Barbara Phipps was struck by a lorry driven by William Magee as he pulled away from his parking position and across the road in the middle of Teynham. The incident was captured on CCTV and was deemed unsuitable to be shown in court.
Magee was apparently unaware of the incident until staff at the distribution centre phoned him some minutes later to inform him of an incident; he replied, “oh my god! I haven’t killed someone, have I?”
He was charged with causing death by dangerous driving and pleaded not guilty. However, on the eve of his trial in February 2017 he pleaded guilty to causing death by careless driving and this was accepted by the prosecution following consultation with Phipps’s family.
He was originally also charged with failing to stop at the scene of a collision, but the prosecution did not pursue the case that this was intentional and the charge was dropped: reportedly, it was said (it is unclear by whom “to be perfectly reasonable that due to the size of the lorry, a driver would not realise he had collided with or run someone over.”
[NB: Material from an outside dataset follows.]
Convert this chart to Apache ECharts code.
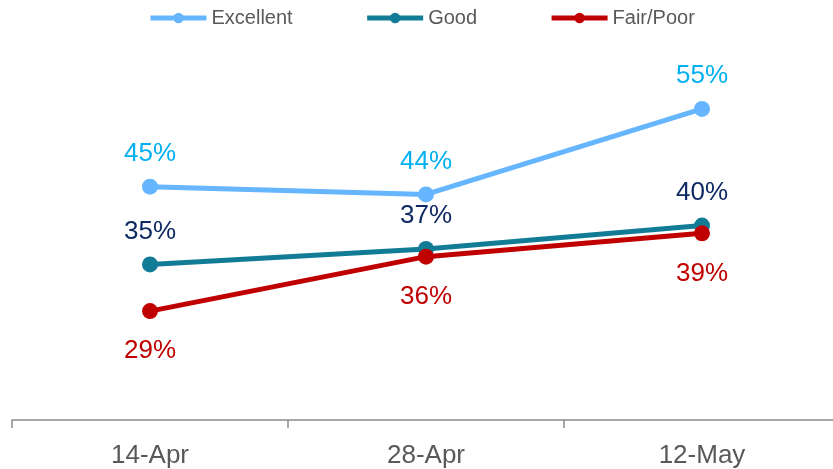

Magee had parked on double yellow lines on the far side of the road (ie against the flow of traffic) and pulled away diagonally across the carriageway to the left side, pulling Phipps under the HGV.
The lorry had nearside proximity mirrors and a CCTV system which automatically activated when the left indicator was switched on. However, Magee did not indicate, hence did not and could not have checked the monitor. According to one report, “he described it as ‘one of those annoying things’ of no use to him.” A reconstruction of the incident by police had shown that Phipps would have been visible in the lorry’s mirrors had Magee checked them; his defence counsel accepted that there was a “failure to use his mirrors in the appropriate way and at the appropriate time”.
Judge Martin Joy described Magee’s driving as “irresponsible and hazardous”, saying that Phipps’ death “was the almost inevitable culmination of a long course of reckless behaviour with a very large lorry in [his] charge.”
He jailed Magee for three years and banned him from driving for five and a half years, remarking that “there has to be a clear and consistent message that to drive a vehicle, especially a lorry, in such an irresponsible way, must be severely punished.”